At Brightwood, STEM as performance art
The math lesson in Kalpana Kumar Sharma's pre-school classroom one morning last week was about ordinal numbers. (Remember? Numbers that tell the position or order of a group of objects, ie. 1st, 2nd, 3rd, etc.) To get the point across, Sharma yielded the bumblebee-studded classroom carpet to Paige Hernandez, whose resume introduces her as "teaching artist, actor, dancer and hip hop advocate." She is also a resident at the Wolf Trap Institute for Early Learning Through the Arts.
"Let's review our performance tools!" Hernandez told the 15 or so four-year olds.
They shook their legs to count to five, tapped their feet to six, shook their hands to eight. Hernandez warmed up their voices. They sang high, then low, then burst into a staccato laugh.
Wolf Trap educators have embedded the arts into classroom instruction for years. But they are now moving into one of education's hottest areas, STEM (Science, Technology, Engineering and Mathematics). The U.S. Department of Education has awarded Wolf Trap a four-year, $1.15-million grant to develop arts-based STEM teaching strategies.
"It's not as far-fetched as one might think," said Mimi Flaherty Willis, Wolf Trap's senior director of education.
Hernandez, a luminous 30-year-old with a couple of one-woman shows to her credit, is in an eight-week residency at Brightwood Education Campus. Last week's 40-minute lesson was built around "Never Too Little to Love," the story of Tiny Too-Little the mouse, who wants a kiss from a giraffe. To get it, he stacks random objects one on top of the other: a thimble, a matchbox, a watermelon, a teacup, a cabbage, a candle, a clock and a cupcake and stilts.
The kids counted the objects, and the order they were in.
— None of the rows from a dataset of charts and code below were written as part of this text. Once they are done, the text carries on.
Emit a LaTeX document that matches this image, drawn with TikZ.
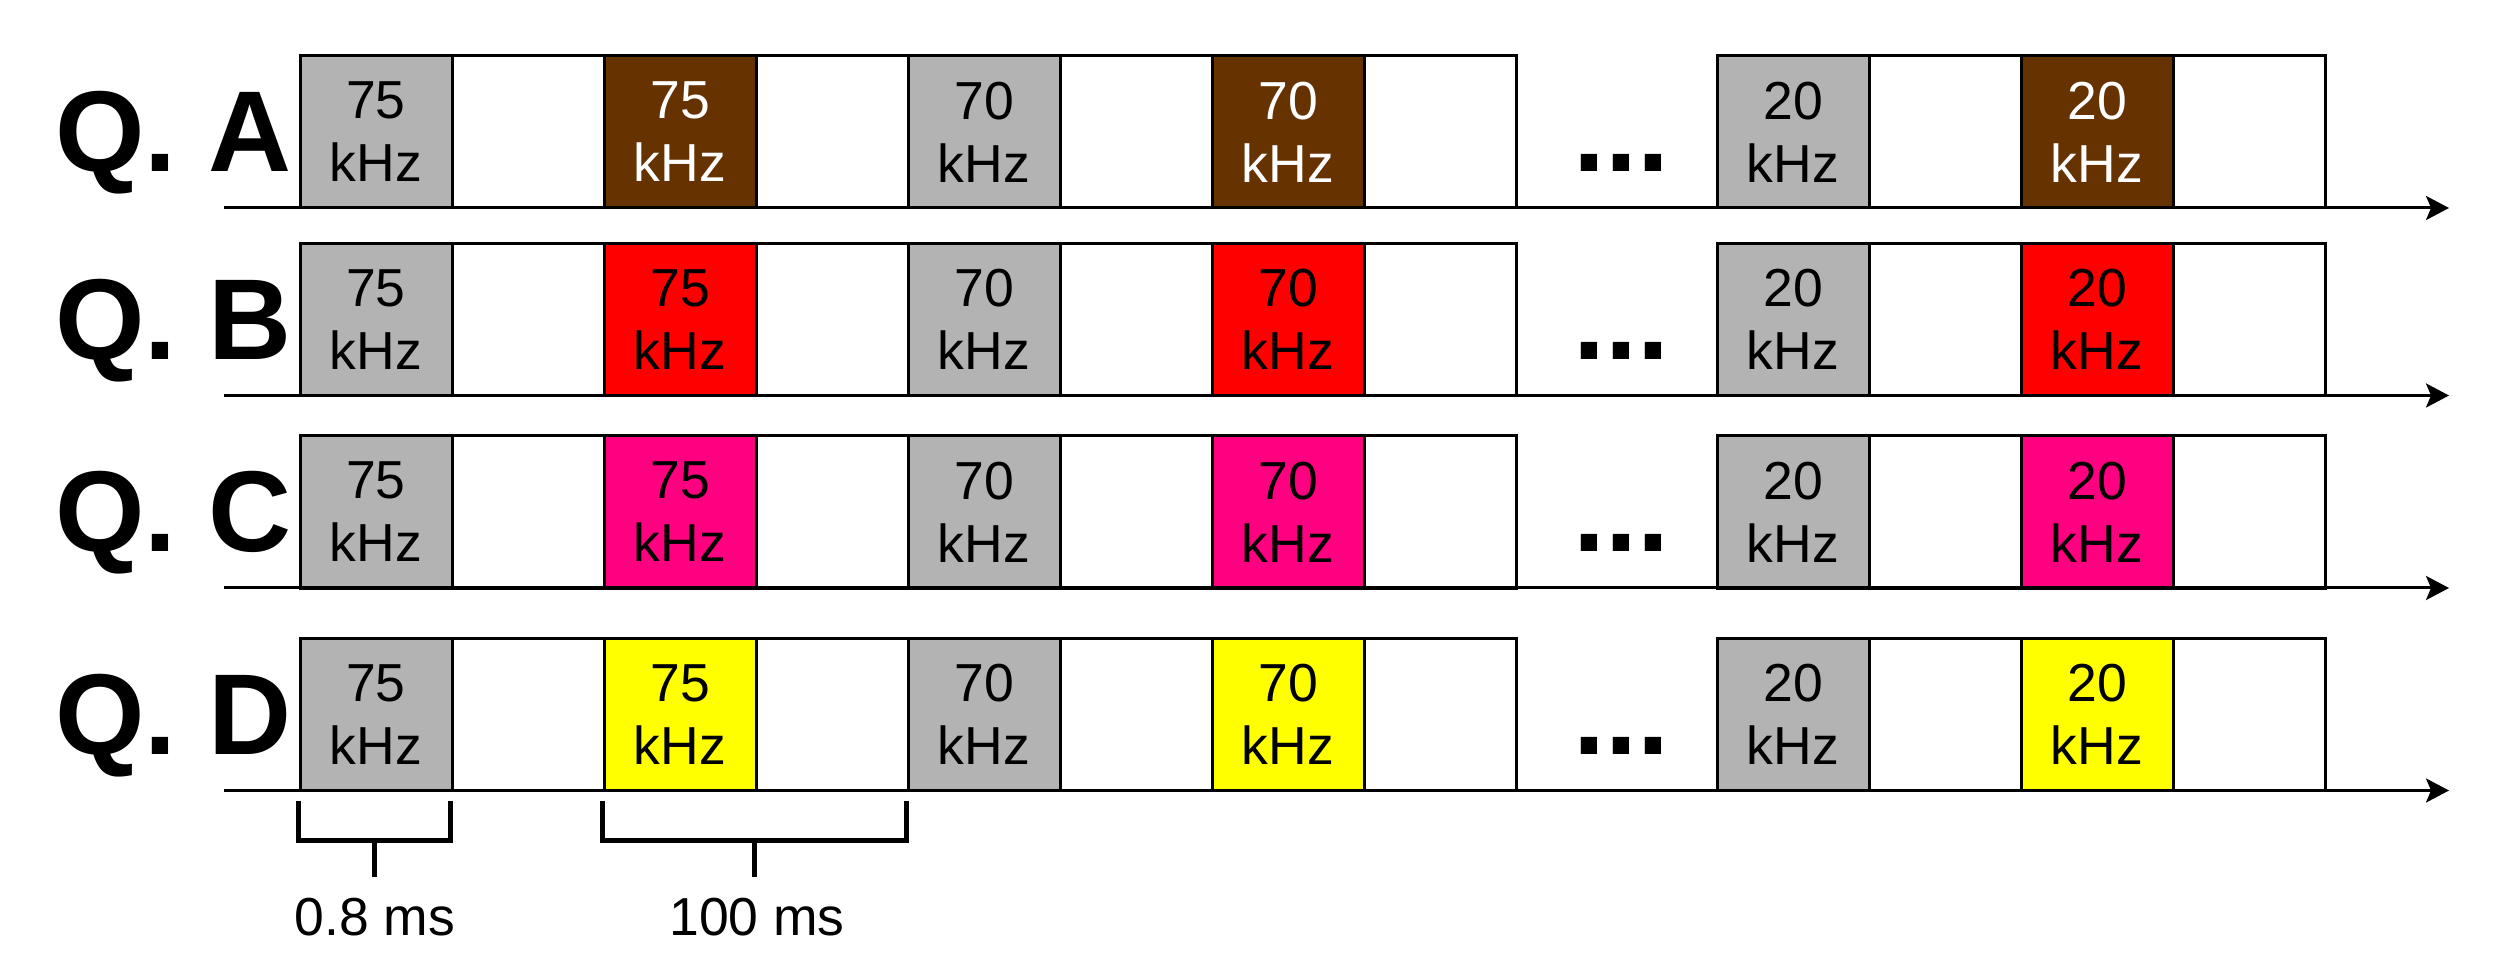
\documentclass[tikz,border=0pt]{standalone}
\usepackage{fontspec}
\setmainfont{Liberation Sans}
\usetikzlibrary{arrows.meta}
\definecolor{cgray}{HTML}{B3B3B3}
\definecolor{cbrown}{HTML}{663300}
\definecolor{cred}{HTML}{FF0000}
\definecolor{cpink}{HTML}{FF0080}
\definecolor{cyellow}{HTML}{FFFF00}
\begin{document}
\begin{tikzpicture}[x=0.4pt,y=-0.4pt,
  cell/.style={draw=black, line width=1.2pt, minimum width=60.8pt, minimum height=60.8pt,
    inner sep=0pt, outer sep=0pt, align=center, font=\fontsize{21.4}{25.2}\selectfont},
  qlabel/.style={anchor=base west, inner sep=0pt, font=\bfseries\fontsize{46}{46}\selectfont},
  dotsnode/.style={anchor=base, inner sep=0pt, font=\bfseries\fontsize{46}{46}\selectfont},
  axisline/.style={line width=1.2pt, -{Stealth[length=9.2pt,width=9.6pt,inset=2pt]}},
  bracket/.style={line width=2pt},
  dimtext/.style={anchor=base, inner sep=0pt, font=\fontsize{21.4}{25.2}\selectfont}]
\useasboundingbox (0,0) rectangle (2504,977);
\fill[white] (0,0) rectangle (2504,977);

\foreach \r/\yc/\col/\tc in {A/132/cbrown/white, B/319.5/cred/black, C/512/cpink/black, D/714.5/cyellow/black}{
  % group 1
  \node[cell, fill=cgray] (\r-1) at (376,\yc) {75\\kHz};
  \node[cell, fill=white] (\r-2) at (528,\yc) {};
  \node[cell, fill=\col, text=\tc] (\r-3) at (680,\yc) {75\\kHz};
  \node[cell, fill=white] (\r-4) at (832,\yc) {};
  \node[cell, fill=cgray] (\r-5) at (984,\yc) {70\\kHz};
  \node[cell, fill=white] (\r-6) at (1136,\yc) {};
  \node[cell, fill=\col, text=\tc] (\r-7) at (1288,\yc) {70\\kHz};
  \node[cell, fill=white] (\r-8) at (1440,\yc) {};
  % group 2
  \node[cell, fill=cgray] (\r-9) at (1793,\yc) {20\\kHz};
  \node[cell, fill=white] (\r-10) at (1945,\yc) {};
  \node[cell, fill=\col, text=\tc] (\r-11) at (2097,\yc) {20\\kHz};
  \node[cell, fill=white] (\r-12) at (2249,\yc) {};
  % axis
  \coordinate (\r-s) at (224,{\yc+76});
  \coordinate (\r-e) at (2449,{\yc+76});
  \draw[axisline] (\r-s) -- (\r-e);
  % label and dots
  \node[qlabel] (\r-lab) at (55,{\yc+40}) {Q. \r};
  \node[dotsnode] (\r-dots) at (1621.5,{\yc+40}) {...};
}

% brackets
\coordinate (b1a) at (298,801);
\coordinate (b1b) at (298,840);
\coordinate (b1c) at (450,840);
\coordinate (b1d) at (450,801);
\coordinate (b1m) at (374,840);
\coordinate (b1n) at (374,877);
\draw[bracket] (b1a) -- (b1b) -- (b1c) -- (b1d);
\draw[bracket] (b1m) -- (b1n);
\node[dimtext] (t1) at (375,935) {0.8 ms};

\coordinate (b2a) at (602,801);
\coordinate (b2b) at (602,840);
\coordinate (b2c) at (906,840);
\coordinate (b2d) at (906,801);
\coordinate (b2m) at (754,840);
\coordinate (b2n) at (754,877);
\draw[bracket] (b2a) -- (b2b) -- (b2c) -- (b2d);
\draw[bracket] (b2m) -- (b2n);
\node[dimtext] (t2) at (757,935) {100 ms};
\end{tikzpicture}
\end{document}
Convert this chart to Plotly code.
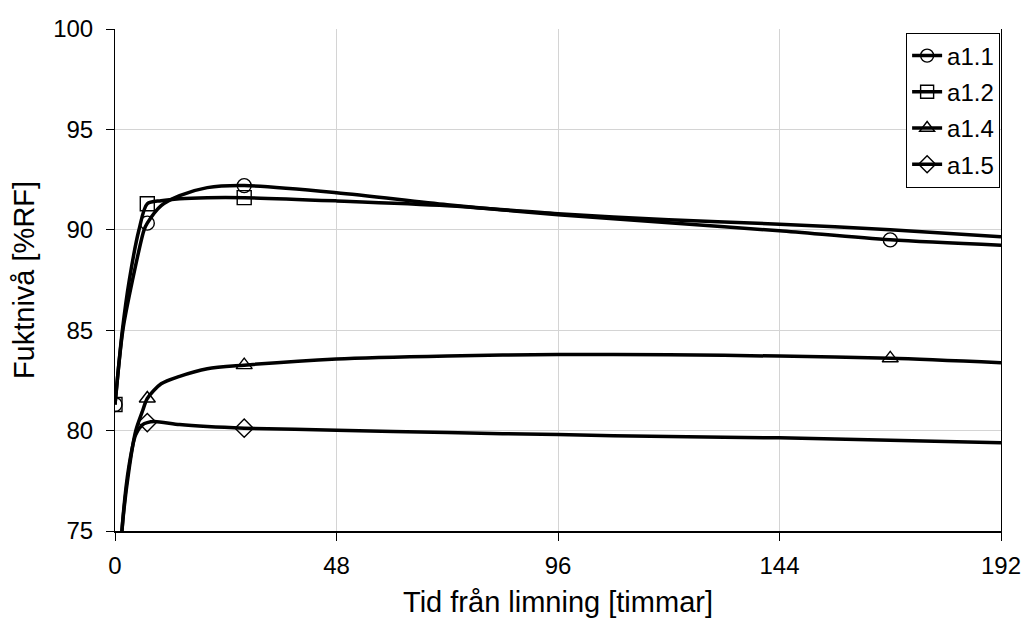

Then, with a flourish, Hernandez produced a box filled with figures from the story, including Tiny Too-Little and the giraffe. She lay them on the carpet with red cards beside each, calling children to pick out the objects in their proper order.
Willis said Wolf Trap is still working on how to convert STEM'S "T" and E" into a pre-school classroom, but she promised that it's coming soon. In the meantime, Hernandez will be back next week to talk about sorting patterns.
"Adios, Ms. Paige," the kids said in unison.